Of course, central banks’ QE can powerfully raise asset prices, especially equity markets, and those bonds most closely linked to a policy rate (Federal Funds rate in the U.S.).

Concentrations of product prices within financial services reinforce a familiar story:

  • Product price increases are highly concentrated and product price trends widely different, limiting a central bank’s control of product prices because monetary policy is a blunt instrument
  • Central bank efforts to target an average price level (2%) are frustrated because product price trends are so divergent
  • To the extent any central bank attempts to raise an average price level in such a situation, inequities and misallocations naturally result

The circular game

The Fed has both monetary policy and regulatory arms. Especially since 2009, the regulatory climate has tended to increase prices, especially through risk-based pricing of specific products and passing through compliance costs. In the 1980s and 90s, the emphasis was on lower prices for consumers through competition.

The price for financial services paid through interest, rather than direct fee, is roughly the margin between either deposit or lending rates (depending on the service provided) and a “reference rate” of earnings on Treasury securities. These rates – in varying degrees – are influenced by the Federal Funds rate, increasingly implemented through Interest on Excess Reserves (IOER). These margins, after smoothing, adjustments such as default rates, and comparison to transaction counts then flow to PCE deflator. This one element of the overall Financial services and insurance category is 3.1% of PCE, 3.5% of Core PCE, and 4.6% of Services.

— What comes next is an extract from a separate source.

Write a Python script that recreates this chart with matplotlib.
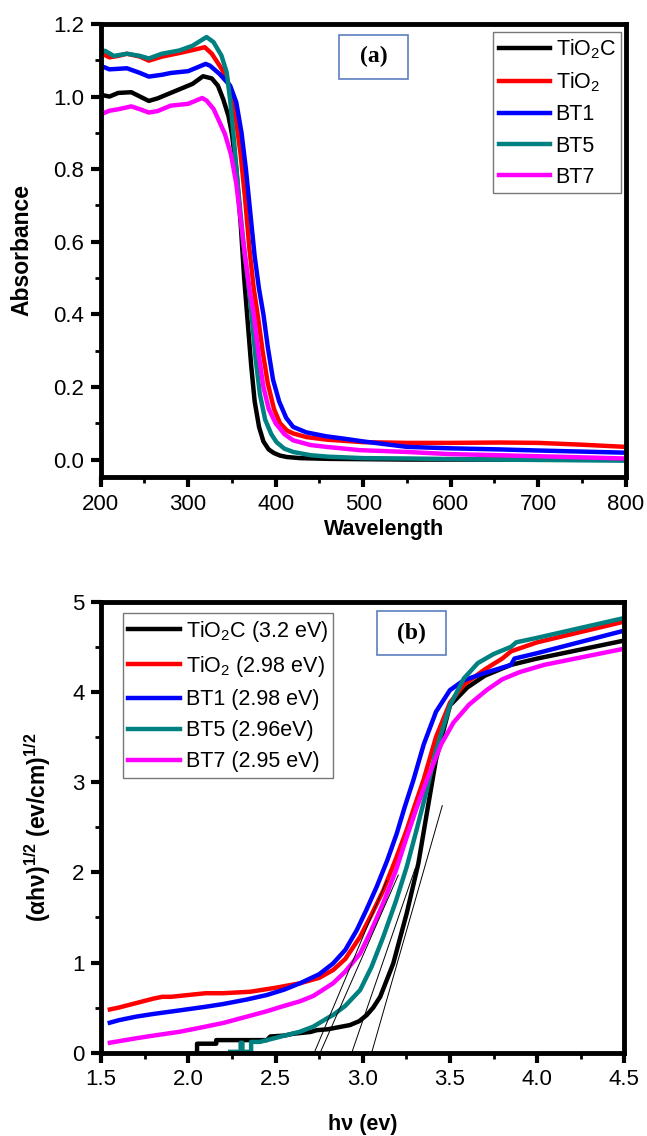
import matplotlib
matplotlib.use('Agg')
import matplotlib.pyplot as plt
from matplotlib.patches import Rectangle
from matplotlib.ticker import MultipleLocator, FormatStrFormatter

plt.rcParams['font.family'] = ['Liberation Sans', 'DejaVu Sans']
plt.rcParams['mathtext.fontset'] = 'custom'
plt.rcParams['mathtext.rm'] = 'Liberation Sans'
plt.rcParams['mathtext.it'] = 'Liberation Sans:italic'
plt.rcParams['mathtext.bf'] = 'Liberation Sans:bold'

# ---- (a) absorbance spectra ----
wl_tio2c = [200, 210, 220, 235, 245, 255, 265, 280, 290, 305, 317, 327, 334, 340, 346, 350, 355,
            360, 364, 368, 372, 376, 381, 386, 392, 398, 405, 413, 428, 460, 550, 650, 800]
abs_tio2c = [1.005, 1.0, 1.01, 1.012, 1.0, 0.988, 0.995, 1.01, 1.02, 1.035, 1.056, 1.05, 1.03, 0.993,
             0.947, 0.897, 0.8, 0.65, 0.5, 0.38, 0.26, 0.16, 0.09, 0.05, 0.028, 0.018, 0.011, 0.007,
             0.004, 0.002, 0.0, 0.0, 0.0]

wl_tio2 = [200, 210, 220, 230, 245, 255, 270, 290, 305, 319, 327, 336, 344, 350, 355, 360, 365, 370,
           375, 380, 385, 391, 398, 405, 413, 420, 435, 458, 500, 550, 600, 656, 700, 750, 800]
abs_tio2 = [1.12, 1.108, 1.112, 1.118, 1.11, 1.099, 1.11, 1.12, 1.128, 1.136, 1.118, 1.085, 1.053, 1.0,
            0.93, 0.84, 0.72, 0.58, 0.47, 0.39, 0.3, 0.21, 0.14, 0.1, 0.08, 0.072, 0.062, 0.055, 0.048,
            0.046, 0.046, 0.047, 0.046, 0.041, 0.035]

wl_bt1 = [200, 205, 210, 230, 245, 255, 270, 280, 300, 320, 325, 336, 348, 355, 361, 366, 371, 376,
          381, 386, 391, 397, 404, 412, 420, 435, 458, 480, 500, 550, 600, 656, 700, 800]
abs_bt1 = [1.084, 1.08, 1.075, 1.078, 1.065, 1.055, 1.06, 1.065, 1.07, 1.09, 1.085, 1.062, 1.03, 0.984,
           0.9, 0.8, 0.68, 0.56, 0.47, 0.4, 0.31, 0.22, 0.16, 0.115, 0.09, 0.075, 0.064, 0.057, 0.05,
           0.035, 0.031, 0.028, 0.025, 0.019]

wl_bt5 = [200, 205, 215, 230, 245, 255, 270, 290, 305, 321, 329, 338, 344, 348, 352, 357, 363, 368,
          372, 377, 382, 388, 395, 401, 410, 420, 440, 460, 500, 550, 650, 800]
abs_bt5 = [1.122, 1.126, 1.112, 1.118, 1.112, 1.105, 1.118, 1.127, 1.14, 1.164, 1.15, 1.113, 1.067,
           0.99, 0.89, 0.75, 0.6, 0.5, 0.41, 0.28, 0.18, 0.11, 0.07, 0.048, 0.03, 0.021, 0.012, 0.008,
           0.004, 0.003, 0.0, -0.003]

wl_bt7 = [200, 210, 220, 235, 245, 255, 265, 280, 300, 316, 321, 329, 336, 342, 349, 355, 360, 365,
          370, 375, 380, 386, 392, 400, 410, 420, 440, 458, 496, 550, 600, 656, 800]
abs_bt7 = [0.951, 0.961, 0.965, 0.973, 0.965, 0.956, 0.96, 0.975, 0.98, 0.996, 0.989, 0.966, 0.929,
           0.897, 0.84, 0.76, 0.66, 0.56, 0.47, 0.4, 0.3, 0.2, 0.14, 0.1, 0.07, 0.053, 0.04, 0.035,
           0.026, 0.021, 0.015, 0.012, 0.003]

# ---- (b) Tauc plot ----
e_tio2c = [2.05, 2.05, 2.16, 2.16, 2.45, 2.47, 2.55, 2.6, 2.7, 2.736, 2.8, 2.927, 2.98, 3.023, 3.06,
           3.10, 3.175, 3.252, 3.319, 3.367, 3.42, 3.5, 3.6, 3.7, 3.85, 4.0, 4.2, 4.5]
t_tio2c = [0.0, 0.1, 0.1, 0.14, 0.14, 0.18, 0.19, 0.21, 0.23, 0.25, 0.26, 0.307, 0.35, 0.418, 0.5,
           0.62, 0.99, 1.545, 2.1, 2.65, 3.25, 3.85, 4.05, 4.18, 4.3, 4.37, 4.45, 4.57]

e_tio2 = [1.55, 1.6, 1.7, 1.8, 1.85, 1.9, 2.0, 2.1, 2.2, 2.354, 2.5, 2.64, 2.75, 2.83, 2.9, 2.985,
          3.05, 3.118, 3.19, 3.252, 3.3, 3.348, 3.42, 3.5, 3.58, 3.7, 3.8, 3.85, 4.0, 4.5]
t_tio2 = [0.48, 0.5, 0.55, 0.6, 0.62, 0.62, 0.64, 0.66, 0.66, 0.676, 0.72, 0.77, 0.83, 0.917, 1.04,
          1.286, 1.53, 1.8, 2.15, 2.47, 2.75, 3.02, 3.5, 3.88, 4.08, 4.25, 4.37, 4.45, 4.55, 4.78]

e_bt1 = [1.55, 1.6, 1.7, 1.8, 1.952, 2.1, 2.2, 2.335, 2.45, 2.55, 2.64, 2.75, 2.83, 2.9, 2.966, 3.02,
         3.08, 3.14, 3.195, 3.24, 3.29, 3.35, 3.42, 3.5, 3.58, 3.7, 3.85, 3.87, 4.0, 4.5]
t_bt1 = [0.333, 0.36, 0.4, 0.43, 0.47, 0.51, 0.54, 0.59, 0.64, 0.7, 0.77, 0.87, 0.99, 1.14, 1.36, 1.58,
         1.84, 2.13, 2.43, 2.72, 3.02, 3.42, 3.78, 4.02, 4.13, 4.21, 4.3, 4.37, 4.43, 4.68]

e_bt5 = [2.24, 2.30, 2.30, 2.31, 2.31, 2.36, 2.36, 2.41, 2.526, 2.64, 2.717, 2.803, 2.83, 2.9, 2.985,
         3.05, 3.118, 3.19, 3.252, 3.31, 3.367, 3.42, 3.5, 3.58, 3.66, 3.75, 3.85, 3.88, 4.0, 4.5]
t_bt5 = [0.01, 0.01, 0.11, 0.11, 0.01, 0.01, 0.12, 0.12, 0.177, 0.233, 0.29, 0.39, 0.418, 0.52, 0.695,
         0.95, 1.286, 1.68, 2.06, 2.48, 2.91, 3.35, 3.85, 4.15, 4.32, 4.42, 4.5, 4.55, 4.6, 4.82]

e_bt7 = [1.55, 1.7, 1.8, 1.952, 2.1, 2.2, 2.335, 2.45, 2.55, 2.64, 2.717, 2.83, 2.9, 2.985, 3.05,
         3.118, 3.19, 3.252, 3.31, 3.367, 3.45, 3.52, 3.61, 3.71, 3.8, 3.9, 4.04, 4.5]
t_bt7 = [0.111, 0.16, 0.19, 0.233, 0.29, 0.33, 0.4, 0.46, 0.52, 0.57, 0.63, 0.77, 0.9, 1.1, 1.36, 1.66,
         2.02, 2.39, 2.72, 3.02, 3.42, 3.66, 3.86, 4.02, 4.14, 4.22, 4.3, 4.48]

# tangent (band gap extrapolation) lines: start and end points
tan_x = [(2.722, 3.137), (2.756, 3.204), (2.937, 3.30), (3.051, 3.456)]
tan_y = [(0.0, 1.91), (0.0, 1.97), (0.0, 2.04), (0.0, 2.74)]

colors = ['#000000', '#ff0000', '#0000ff', '#008080', '#ff00ff']
labels_a = ['TiO$_2$C', 'TiO$_2$', 'BT1', 'BT5', 'BT7']
labels_b = ['TiO$_2$C (3.2 eV)', 'TiO$_2$ (2.98 eV)', 'BT1 (2.98 eV)', 'BT5 (2.96eV)', 'BT7 (2.95 eV)']


def style_axes(ax):
    for sp in ax.spines.values():
        sp.set_linewidth(3.5)
    ax.tick_params(which='major', direction='out', length=7, width=3, labelsize=16, pad=5)
    ax.tick_params(which='minor', direction='out', length=4, width=2)


def tag_box(ax, x0, y0, text):
    ax.add_patch(Rectangle((x0, y0), 0.132, 0.097, transform=ax.transAxes, fill=False,
                           edgecolor='#5b7fbf', linewidth=1.2, zorder=5))
    ax.text(x0 + 0.066, y0 + 0.0485, text, transform=ax.transAxes, ha='center', va='center',
            family='Liberation Serif', fontweight='bold', fontsize=17, zorder=5)


def add_legend(ax, labels_loc, anchor):
    leg = ax.legend(loc=labels_loc, bbox_to_anchor=anchor, borderaxespad=0,
                    fontsize=15.5, frameon=True, fancybox=False, handlelength=2.4,
                    handletextpad=0.25, labelspacing=0.47, borderpad=0.25)
    leg.get_frame().set_edgecolor('#555555')
    leg.get_frame().set_linewidth(1.0)


fig = plt.figure(figsize=(6.47, 11.36), dpi=100)

# (a)
ax1 = fig.add_axes([0.1556, 0.5801, 0.8114, 0.3988])
series_a = [(wl_tio2c, abs_tio2c), (wl_tio2, abs_tio2), (wl_bt1, abs_bt1),
            (wl_bt5, abs_bt5), (wl_bt7, abs_bt7)]
for (x, y), c, lab in zip(series_a, colors, labels_a):
    ax1.plot(x, y, color=c, lw=3.2, label=lab)
ax1.set_xlim(200, 800)
ax1.set_ylim(-0.048, 1.2)
ax1.xaxis.set_major_locator(MultipleLocator(100))
ax1.xaxis.set_minor_locator(MultipleLocator(50))
ax1.yaxis.set_major_locator(MultipleLocator(0.2))
ax1.yaxis.set_minor_locator(MultipleLocator(0.1))
ax1.yaxis.set_major_formatter(FormatStrFormatter('%.1f'))
style_axes(ax1)
ax1.set_xlabel('Wavelength', fontsize=15.5, fontweight='bold')
ax1.set_ylabel('Absorbance', fontsize=16.5, fontweight='bold')
ax1.xaxis.set_label_coords(0.54, -0.093)
ax1.yaxis.set_label_coords(-0.128, 0.5)
add_legend(ax1, 'upper right', (0.992, 0.983))
tag_box(ax1, 0.454, 0.879, '(a)')

# (b)
ax2 = fig.add_axes([0.1563, 0.0733, 0.8087, 0.397])
series_b = [(e_tio2c, t_tio2c), (e_tio2, t_tio2), (e_bt1, t_bt1), (e_bt5, t_bt5), (e_bt7, t_bt7)]
for (x, y), c, lab in zip(series_b, colors, labels_b):
    ax2.plot(x, y, color=c, lw=3.2, label=lab)
for tx, ty in zip(tan_x, tan_y):
    ax2.plot(tx, ty, color='black', lw=0.7)
ax2.set_xlim(1.5, 4.5)
ax2.set_ylim(0, 5)
ax2.xaxis.set_major_locator(MultipleLocator(0.5))
ax2.xaxis.set_minor_locator(MultipleLocator(0.25))
ax2.yaxis.set_major_locator(MultipleLocator(1))
ax2.yaxis.set_minor_locator(MultipleLocator(0.5))
ax2.xaxis.set_major_formatter(FormatStrFormatter('%.1f'))
style_axes(ax2)
ax2.set_xlabel('h\u03bd (ev)', fontsize=15.5, fontweight='bold')
ax2.set_ylabel(r'$\mathbf{(\alpha h\nu)^{1/2}\ (ev/cm)^{1/2}}$', fontsize=16.5)
ax2.xaxis.set_label_coords(0.5, -0.136)
ax2.yaxis.set_label_coords(-0.092, 0.5)
add_legend(ax2, 'upper left', (0.042, 0.974))
tag_box(ax2, 0.527, 0.882, '(b)')

fig.savefig('out.png', dpi=100)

If banks more than proportionally pass-through higher rates and costs in loan rates, or less than proportionally raise deposit rates, then the PCE deflator is pushed up.

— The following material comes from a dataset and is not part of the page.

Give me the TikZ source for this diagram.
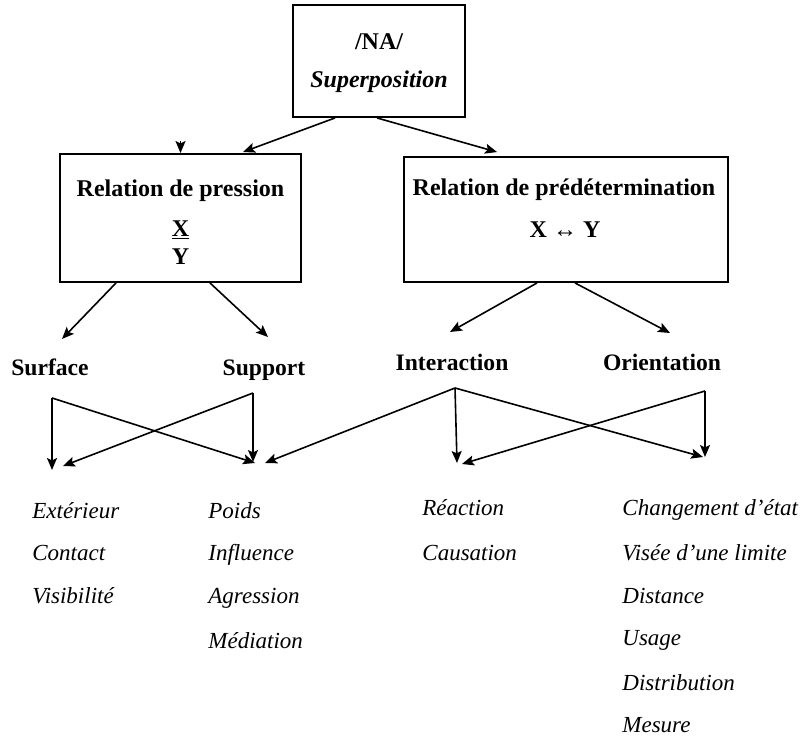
\documentclass[tikz,border=0pt]{standalone}
\usepackage{fontspec}
\setmainfont{Liberation Serif}
\usetikzlibrary{arrows.meta,calc}

\begin{document}
\begin{tikzpicture}[x=0.5pt, y=-0.5pt,
  box/.style={draw=black, line width=0.95pt, inner sep=0pt},
  boxtxt/.style={anchor=base, inner sep=0pt, font=\fontsize{12}{14}\selectfont\bfseries},
  branch/.style={anchor=base, inner sep=0pt, font=\fontsize{11.8}{14}\selectfont\bfseries},
  item/.style={anchor=base west, inner sep=0pt, font=\fontsize{11.5}{14}\selectfont\itshape},
  arr/.style={-{Stealth[length=6pt,width=5pt,inset=1.2pt]}, line width=0.8pt}]
  \useasboundingbox (0,0) rectangle (806,737);

  % boxes
  \node[box, minimum width=86pt, minimum height=56pt] (na) at (379,61) {};
  \node[box, minimum width=120.5pt, minimum height=64pt] (lp) at (180.5,218) {};
  \node[box, minimum width=162pt, minimum height=62.5pt] (rp) at (566,219.5) {};
  \node[boxtxt] (natitle) at (379,50) {/NA/};
  \node[boxtxt] (nasub) at (379,88) {\textit{Superposition}};
  \node[boxtxt] (lptitle) at (180.5,197) {Relation de pression};
  \node[boxtxt] (lpx) at (180.5,236) {\underline{X}};
  \node[boxtxt] (lpy) at (180.5,264) {Y};
  \node[boxtxt] (rptitle) at (564,196) {Relation de prédétermination};
  \node[boxtxt] (rpxy) at (565,237) {X ↔ Y};

  % branches
  \node[branch] (surf) at (50,375) {Surface};
  \node[branch] (supp) at (264,375) {Support};
  \node[branch] (inter) at (452,370) {Interaction};
  \node[branch] (orient) at (662,370) {Orientation};

  \coordinate (stub) at (180.5,141);
  \coordinate (surf-in) at (62,339);
  \coordinate (supp-in) at (268,337);
  \coordinate (inter-in) at (450,332);
  \coordinate (orient-in) at (670,333);

  \draw[arr] ($(na.south)+(-44,0)$) -- (243,152);
  \draw[arr] (stub) -- (lp.north);
  \draw[arr] ($(na.south)+(-2,0)$) -- ($(rp.north)+(-69,-4)$);
  \draw[arr] ($(lp.south)+(-64.5,0)$) -- (surf-in);
  \draw[arr] ($(lp.south)+(29.5,0)$) -- (supp-in);
  \draw[arr] ($(rp.south)+(-29,0)$) -- (inter-in);
  \draw[arr] ($(rp.south)+(9,0)$) -- (orient-in);

  % crossing links
  \coordinate (surf-out) at (52,398);
  \coordinate (supp-out) at (253,393);
  \coordinate (inter-out) at (455,388);
  \coordinate (orient-out) at (705,391);
  \coordinate (col1a) at (52,470);
  \coordinate (col1b) at (63,466);
  \coordinate (col2a) at (255,463);
  \coordinate (col2b) at (253,462);
  \coordinate (col2c) at (265,463);
  \coordinate (col3a) at (457,463);
  \coordinate (col3b) at (462,464);
  \coordinate (col4a) at (703,457);
  \coordinate (col4b) at (705,457);

  \draw[arr] (surf-out) -- (col1a);
  \draw[arr] (surf-out) -- (col2a);
  \draw[arr] (supp-out) -- (col2b);
  \draw[arr] (supp-out) -- (col1b);
  \draw[arr] (inter-out) -- (col2c);
  \draw[arr] (inter-out) -- (col3a);
  \draw[arr] (inter-out) -- (col4a);
  \draw[arr] (orient-out) -- (col4b);
  \draw[arr] (orient-out) -- (col3b);

  % lists
  \node[item] (ext) at (32,518) {Extérieur};
  \node[item] (cont) at (32,560) {Contact};
  \node[item] (vis) at (32,603) {Visibilité};
  \node[item] (poids) at (208,518) {Poids};
  \node[item] (infl) at (208,560) {Influence};
  \node[item] (agr) at (208,603) {Agression};
  \node[item] (med) at (208,648) {Médiation};
  \node[item] (reac) at (422,515) {Réaction};
  \node[item] (caus) at (422,560) {Causation};
  \node[item] (chg) at (622,515) {Changement d'état};
  \node[item] (vise) at (622,560) {Visée d'une limite};
  \node[item] (dist) at (622,603) {Distance};
  \node[item] (usage) at (622,645) {Usage};
  \node[item] (distr) at (622,690) {Distribution};
  \node[item] (mes) at (622,732) {Mesure};
\end{tikzpicture}
\end{document}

This becomes a circular game when the FOMC is observing its own behavior – whether regulatory or monetary. Again, this is similar to Fed purchases of AMBS on housing prices.

Given the rising PCE deflator and the Fed’s own role in that rise, how should the monetary policy arm react? The FOMC could:

  • Welcome the price increase when it helps the average price level change reach the 2% target
  • Ignore it because it is concentrated so an average price level increase of “inflation” is mathematically meaningless because of the wide dispersion of prices
  • Fear it when it exceeds the 2% target, so increase the Federal Funds rate
  • Ignore it because either the regulatory arm can tactically change the regulatory climate or the change is an echo of the monetary policy arm setting the Federal Funds rate

For investors, it would be helpful if the FOMC members stated how financial services and insurance prices, especially implicit prices paid through interest charges, will affect Federal Funds rate decisions.